Three weeks and two days ago, I was on pins and needles awaiting my site assignment with my three fellow Sumpango Food Security Trainees. I didn’t know quite what I was hoping for, and I was desperately trying not to figure it out, in case that wasn’t what came my way. Upon entering the room I could see which four sites remained to be assigned and despite myself, I knew exactly which one I wanted (despite knowing very little about it). Happily, that’s exactly the folder my APCD handed me! I knew my destiny at last; my home for the next two years was to be an aldea (village) in the department of Sololá!

Two weeks ago I was wrapping up my site visit. I’d met my new host family (who is also my “counterpart” which is my official connection to my host agency in the community) and worked out living arrangements for the immediate future. I’d managed to scrape up a shin on rebar while falling in love with the view from the family’s roof. I was feeling nearly equal parts overwhelmed and hopeful. I was determined to find a teacher for the local language, K’iche’ ASAP. I also realized just how comfortable I’d become with my previous host family… it was time to mentally prepare for a new adjustment period.

One week and a day ago I went to the U.S. Ambassador’s home in Guatemala City, raised my hand, and took the oath that transformed me from Peace Corps Trainee into Peace Corps Volunteer. We scarfed down refreshments, hitched a ride to Antigua, and settled into the Hostel as home base for a day/evening of celebrations… several birthdays, the fact that we’re volunteers, and a bon voyage as we headed to our many new homes. Unfortunately, I came down with some food poisoning midafternoon and got to know the bathroom of my Hostel much better than any restaurants or bars around town that evening. So I spent Saturday in Sumpango to recover and then headed to my site early Sunday morning.

Today I am wrapping up my first “work week” in site. I arrived over the Day of the Dead celebrations, so the start to meeting the community has been slow since everyone was focused on their personal family traditions. I did manage to buy a bed off the back of a pickup truck for less than half the asking price in local stores (hopefully it wasn’t a lemon purchase). I’ve spent many hours sweeping mouse poop and spiders out of the place where I’m hoping to move later this month (I’m safely in a room of the family’s house in the meantime).

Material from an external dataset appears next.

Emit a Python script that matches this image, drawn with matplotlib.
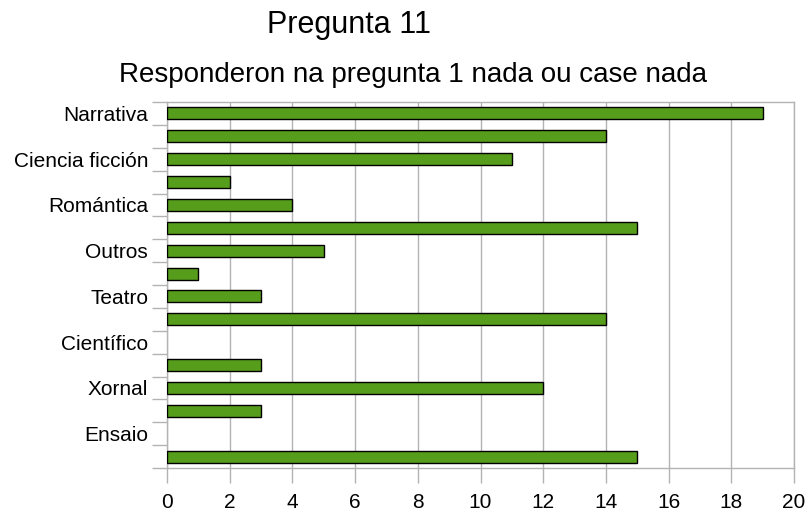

We held our first meeting with the women’s group “as a whole” this morning, set to begin at 8:00. The first woman arrived at 8:25 and additional women were arriving until after 9:00. Of the 72 women listed as part of the group, perhaps 25 arrived, and Ela was pleased with the turnout. I have to say, it was a windy morning in the high 40s, so I don’t blame some women for wanting to stay home. I did my best to introduce myself and seem eager to work while managing expectations for just what projects we’ll get going on and when. I was striving for eloquence in Spanish (with middling results) and who knows how I sounded once Ela translated me to Ki’che’ for the women. Regardless, it’s a start!

1 comment:

  1. Well, those are a lot of big steps in just a few weeks! Congratulations and best, best, best wishes and supportive thoughts are flowing your way from the states!